E você e eu, o que fazemos? Onde estávamos para que a decisão que ontem tomou o Supremo Tribunal Federal viesse a ser a que agora lamentamos?
Não podemos ficar sentados à espera de um milagre ou de uma intervenção direta de Deus. Devemos colaborar com Ele e esperar que se faça a Sua vontade. Diante disso tudo, perguntamo-nos novamente: onde está o laicato brasileiro? A atual situação é produto das nossas omissões e das dos nossos pais.
Mais ainda, temos a esperança e o dever de dar testemunho do Evangelho da Vida. Ontem, enquanto a votação do Supremo se desenvolvia, nossos bispos nos deram a alegria de escutá-los dizer que a Igreja seguirá defendendo os direitos da família e a nossa fé, pois isso também é liberdade, e que no Brasil devemos dar o exemplo para fortalecer a convicção cristã das pessoas, para que elas possam disser: “ainda que a lei permita isso ou aquilo, a minha convicção está firme”.
Seguindo nossos Bispos, para nós, as disposições do Supremo Tribunal não têm efeito. Resistiremos e atuaremos. A sociedade que se configurará como resultado das leis iníquas precisará de homens e mulheres generosos que contagiem com o testemunho da sua vida a beleza e a alegria de “viver como Deus manda”, e que com sua intensa ação reconstruam o que for derruído.
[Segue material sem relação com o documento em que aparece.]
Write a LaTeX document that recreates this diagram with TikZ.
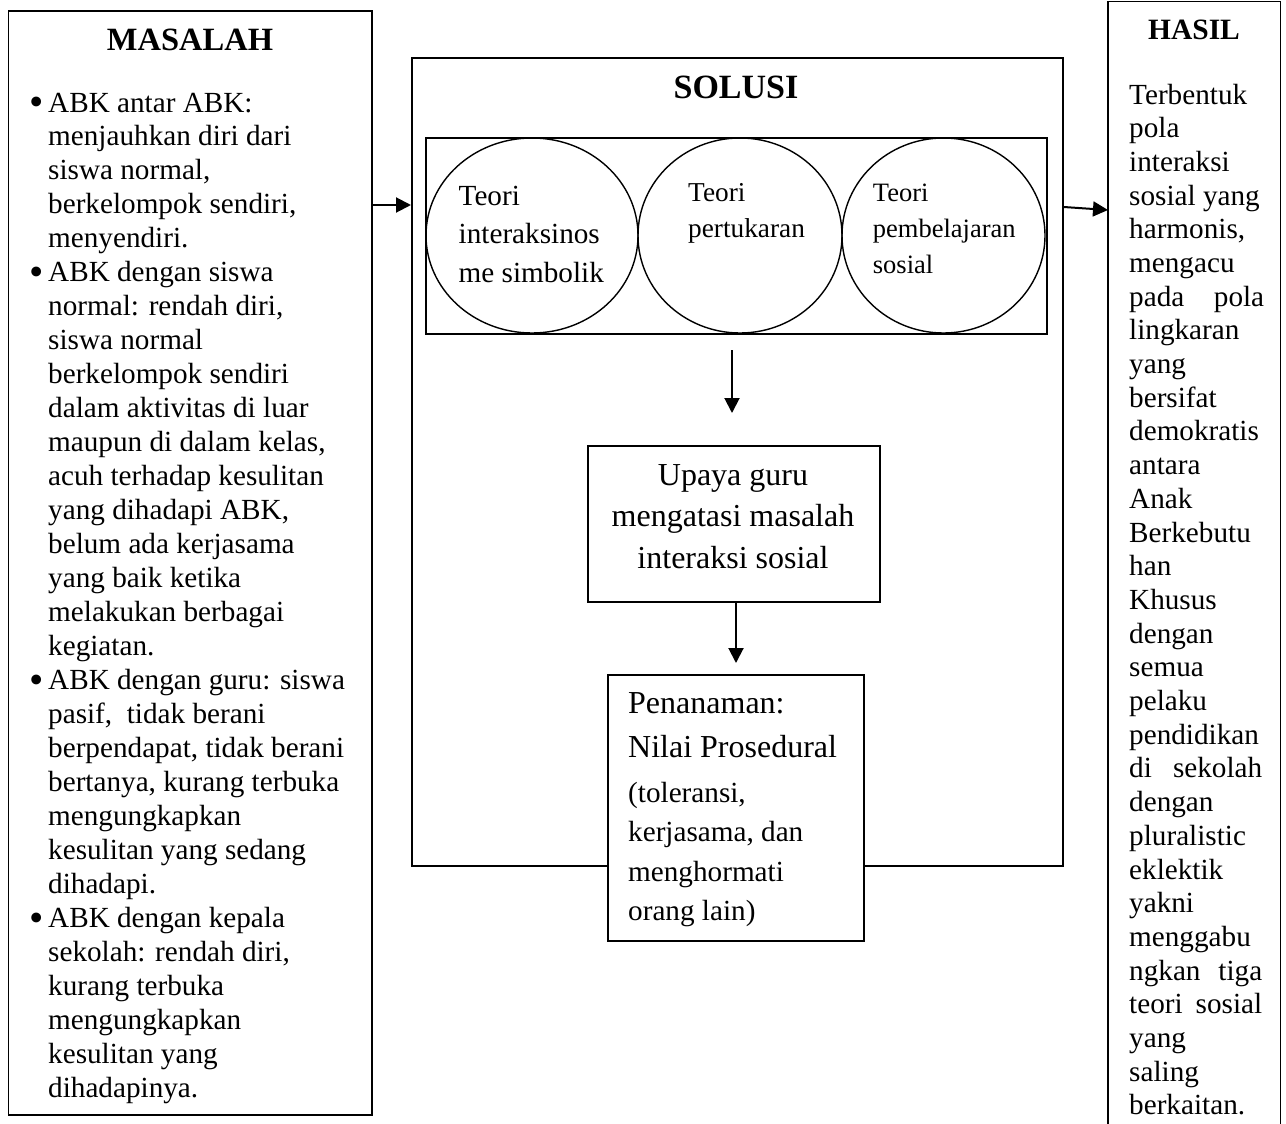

T. S. Eliot escreveu estes versos que hoje são nossos:
“de tudo o que foi feito no passado, comeis o fruto / bem seja podre ou maduro / e a Igreja deve estar edificando sempre / e sempre é demolida, e sempre está sendo restaurada / por cada maldade do passado sofremos a consequência / e de tudo quanto se fez de bom, temos herança… / e tudo o que é mau podeis repará-lo / se caminhais juntos em humilde arrependimento / expiando os pecados dos vossos pais / e tudo o que foi bom, deveis lutar por conservá-lo / com os corações tão devotos como os dos vossos pais / que lutaram para ganhá-lo… / pois nada é impossível, nada / para homens de fé e convicção”.